Task brief » All the data must come back unchanged, except that pictures are left out.

Dataset extract »
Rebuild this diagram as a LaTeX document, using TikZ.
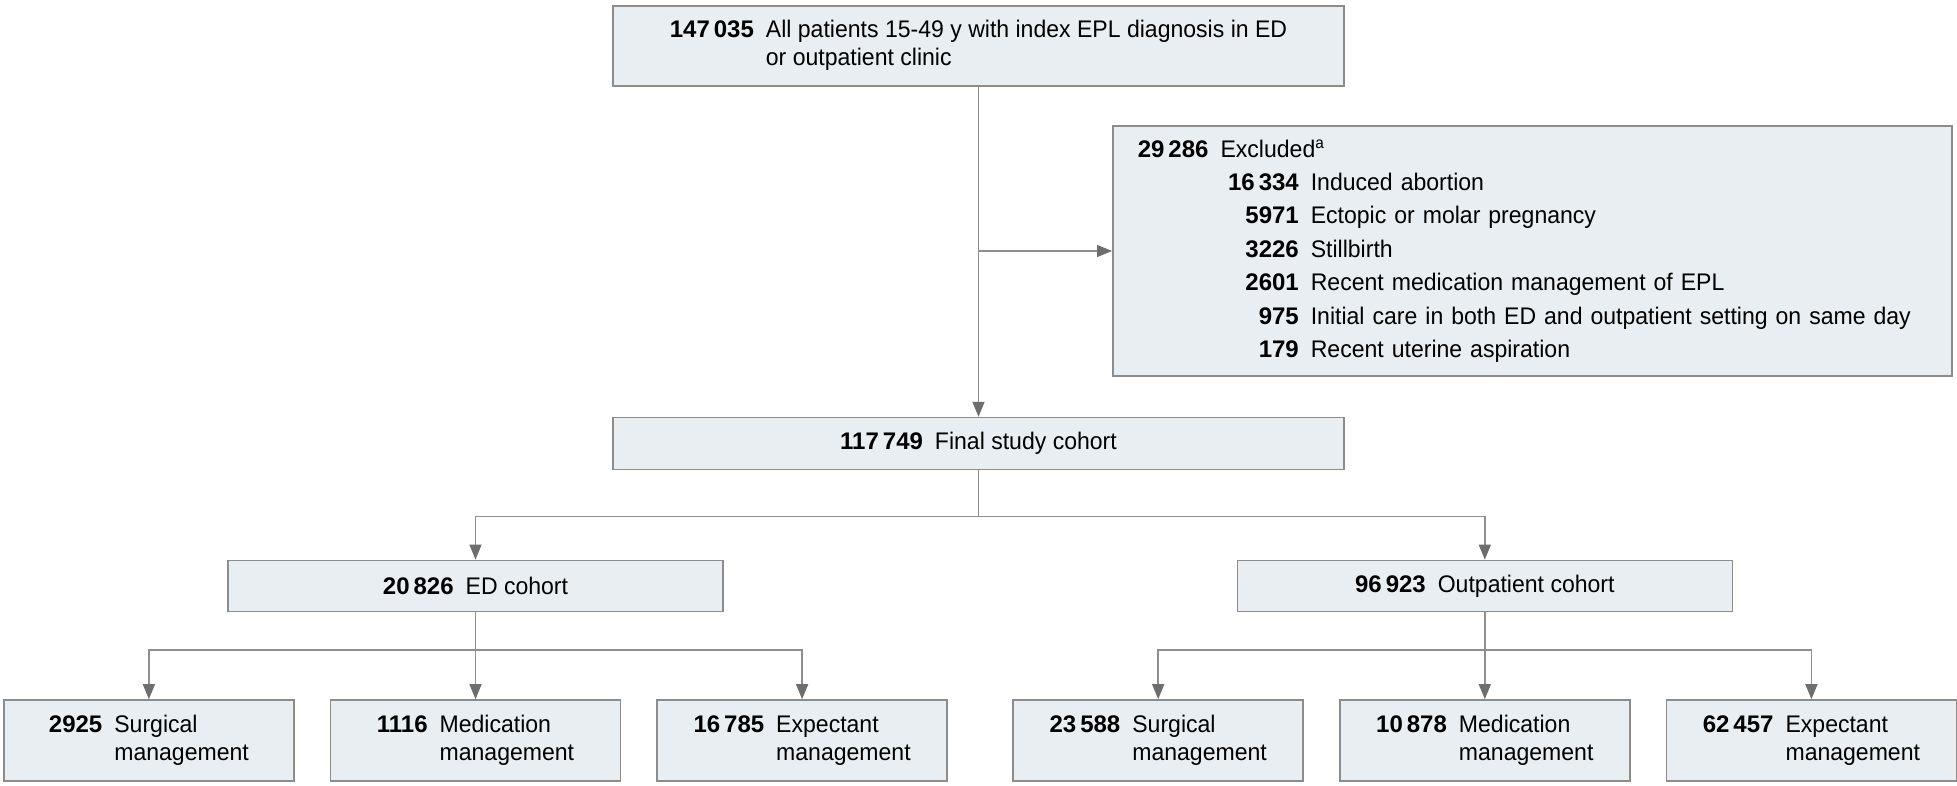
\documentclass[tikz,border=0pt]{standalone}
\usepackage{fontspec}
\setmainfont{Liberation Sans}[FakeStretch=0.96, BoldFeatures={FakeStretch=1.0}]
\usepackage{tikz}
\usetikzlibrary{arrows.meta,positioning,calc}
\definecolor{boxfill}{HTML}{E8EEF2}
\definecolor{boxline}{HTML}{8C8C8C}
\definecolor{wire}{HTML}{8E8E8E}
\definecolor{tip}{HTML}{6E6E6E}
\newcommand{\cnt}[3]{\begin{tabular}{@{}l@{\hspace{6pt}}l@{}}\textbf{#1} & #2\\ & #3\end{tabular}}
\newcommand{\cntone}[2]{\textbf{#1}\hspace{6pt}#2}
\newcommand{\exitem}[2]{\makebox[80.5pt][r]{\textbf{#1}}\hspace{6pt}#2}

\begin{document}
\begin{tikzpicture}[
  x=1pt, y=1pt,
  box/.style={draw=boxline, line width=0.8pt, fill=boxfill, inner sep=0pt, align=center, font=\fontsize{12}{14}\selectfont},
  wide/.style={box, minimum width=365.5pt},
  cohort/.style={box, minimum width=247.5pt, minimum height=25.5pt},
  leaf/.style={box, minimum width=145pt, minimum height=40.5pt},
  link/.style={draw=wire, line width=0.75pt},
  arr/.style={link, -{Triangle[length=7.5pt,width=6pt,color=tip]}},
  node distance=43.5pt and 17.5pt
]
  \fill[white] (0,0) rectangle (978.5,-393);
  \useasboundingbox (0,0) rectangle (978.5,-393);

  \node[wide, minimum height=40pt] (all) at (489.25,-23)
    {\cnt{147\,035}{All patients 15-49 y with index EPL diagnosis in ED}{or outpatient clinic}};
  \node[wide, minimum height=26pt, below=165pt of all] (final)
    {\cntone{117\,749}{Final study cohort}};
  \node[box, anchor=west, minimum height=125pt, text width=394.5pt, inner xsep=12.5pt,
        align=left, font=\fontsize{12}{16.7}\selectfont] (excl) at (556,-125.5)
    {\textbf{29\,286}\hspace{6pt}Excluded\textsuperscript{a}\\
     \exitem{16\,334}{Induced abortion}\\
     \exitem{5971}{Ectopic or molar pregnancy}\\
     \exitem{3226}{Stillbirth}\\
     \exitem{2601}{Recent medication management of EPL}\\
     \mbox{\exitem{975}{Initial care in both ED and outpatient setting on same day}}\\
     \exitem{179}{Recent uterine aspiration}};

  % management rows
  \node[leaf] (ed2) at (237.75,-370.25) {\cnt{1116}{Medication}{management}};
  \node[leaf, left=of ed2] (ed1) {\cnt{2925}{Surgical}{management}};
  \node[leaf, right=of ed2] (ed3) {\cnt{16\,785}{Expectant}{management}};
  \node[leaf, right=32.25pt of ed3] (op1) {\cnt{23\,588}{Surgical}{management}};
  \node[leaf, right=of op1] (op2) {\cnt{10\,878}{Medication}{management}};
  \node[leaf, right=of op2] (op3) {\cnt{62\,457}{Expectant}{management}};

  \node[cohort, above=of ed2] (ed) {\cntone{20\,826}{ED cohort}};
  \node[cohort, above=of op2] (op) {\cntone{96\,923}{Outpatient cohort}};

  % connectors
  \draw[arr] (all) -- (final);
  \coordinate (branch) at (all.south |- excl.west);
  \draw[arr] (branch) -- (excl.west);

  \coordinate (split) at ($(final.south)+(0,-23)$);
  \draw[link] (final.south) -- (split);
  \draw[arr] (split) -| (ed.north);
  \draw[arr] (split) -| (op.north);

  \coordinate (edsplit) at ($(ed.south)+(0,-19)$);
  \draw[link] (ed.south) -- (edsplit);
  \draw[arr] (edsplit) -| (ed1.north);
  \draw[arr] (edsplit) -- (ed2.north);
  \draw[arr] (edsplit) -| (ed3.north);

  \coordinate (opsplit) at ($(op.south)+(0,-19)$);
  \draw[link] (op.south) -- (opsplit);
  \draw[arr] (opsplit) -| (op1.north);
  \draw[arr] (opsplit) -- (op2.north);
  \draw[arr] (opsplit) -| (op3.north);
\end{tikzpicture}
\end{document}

Solution for this problem »
Rebuild this diagram as a LaTeX document, using TikZ.
\documentclass[tikz,border=0pt]{standalone}
\usepackage{fontspec}
\setmainfont{Liberation Sans}[FakeStretch=0.96, BoldFeatures={FakeStretch=1.0}]
\usepackage{tikz}
\usetikzlibrary{arrows.meta,positioning,calc}
\definecolor{boxfill}{HTML}{E8EEF2}
\definecolor{boxline}{HTML}{8C8C8C}
\definecolor{wire}{HTML}{8E8E8E}
\definecolor{tip}{HTML}{6E6E6E}
\newcommand{\cnt}[3]{\begin{tabular}{@{}l@{\hspace{6pt}}l@{}}\textbf{#1} & #2\\ & #3\end{tabular}}
\newcommand{\cntone}[2]{\textbf{#1}\hspace{6pt}#2}
\newcommand{\exitem}[2]{\makebox[80.5pt][r]{\textbf{#1}}\hspace{6pt}#2}

\begin{document}
\begin{tikzpicture}[
  x=1pt, y=1pt,
  box/.style={draw=boxline, line width=0.8pt, fill=boxfill, inner sep=0pt, align=center, font=\fontsize{12}{14}\selectfont},
  wide/.style={box, minimum width=365.5pt},
  cohort/.style={box, minimum width=247.5pt, minimum height=25.5pt},
  leaf/.style={box, minimum width=145pt, minimum height=40.5pt},
  link/.style={draw=wire, line width=0.75pt},
  arr/.style={link, -{Triangle[length=7.5pt,width=6pt,color=tip]}},
  node distance=43.5pt and 17.5pt
]
  \fill[white] (0,0) rectangle (978.5,-393);
  \useasboundingbox (0,0) rectangle (978.5,-393);

  \node[wide, minimum height=40pt] (all) at (489.25,-23)
    {\cnt{147\,035}{All patients 15-49 y with index EPL diagnosis in ED}{or outpatient clinic}};
  \node[wide, minimum height=26pt, below=165pt of all] (final)
    {\cntone{117\,749}{Final study cohort}};
  \node[box, anchor=west, minimum height=125pt, text width=394.5pt, inner xsep=12.5pt,
        align=left, font=\fontsize{12}{16.7}\selectfont] (excl) at (556,-125.5)
    {\textbf{29\,286}\hspace{6pt}Excluded\textsuperscript{a}\\
     \exitem{16\,334}{Induced abortion}\\
     \exitem{5971}{Ectopic or molar pregnancy}\\
     \exitem{3226}{Stillbirth}\\
     \exitem{2601}{Recent medication management of EPL}\\
     \mbox{\exitem{975}{Initial care in both ED and outpatient setting on same day}}\\
     \exitem{179}{Recent uterine aspiration}};

  % management rows
  \node[leaf] (ed2) at (237.75,-370.25) {\cnt{1116}{Medication}{management}};
  \node[leaf, left=of ed2] (ed1) {\cnt{2925}{Surgical}{management}};
  \node[leaf, right=of ed2] (ed3) {\cnt{16\,785}{Expectant}{management}};
  \node[leaf, right=32.25pt of ed3] (op1) {\cnt{23\,588}{Surgical}{management}};
  \node[leaf, right=of op1] (op2) {\cnt{10\,878}{Medication}{management}};
  \node[leaf, right=of op2] (op3) {\cnt{62\,457}{Expectant}{management}};

  \node[cohort, above=of ed2] (ed) {\cntone{20\,826}{ED cohort}};
  \node[cohort, above=of op2] (op) {\cntone{96\,923}{Outpatient cohort}};

  % connectors
  \draw[arr] (all) -- (final);
  \coordinate (branch) at (all.south |- excl.west);
  \draw[arr] (branch) -- (excl.west);

  \coordinate (split) at ($(final.south)+(0,-23)$);
  \draw[link] (final.south) -- (split);
  \draw[arr] (split) -| (ed.north);
  \draw[arr] (split) -| (op.north);

  \coordinate (edsplit) at ($(ed.south)+(0,-19)$);
  \draw[link] (ed.south) -- (edsplit);
  \draw[arr] (edsplit) -| (ed1.north);
  \draw[arr] (edsplit) -- (ed2.north);
  \draw[arr] (edsplit) -| (ed3.north);

  \coordinate (opsplit) at ($(op.south)+(0,-19)$);
  \draw[link] (op.south) -- (opsplit);
  \draw[arr] (opsplit) -| (op1.north);
  \draw[arr] (opsplit) -- (op2.north);
  \draw[arr] (opsplit) -| (op3.north);
\end{tikzpicture}
\end{document}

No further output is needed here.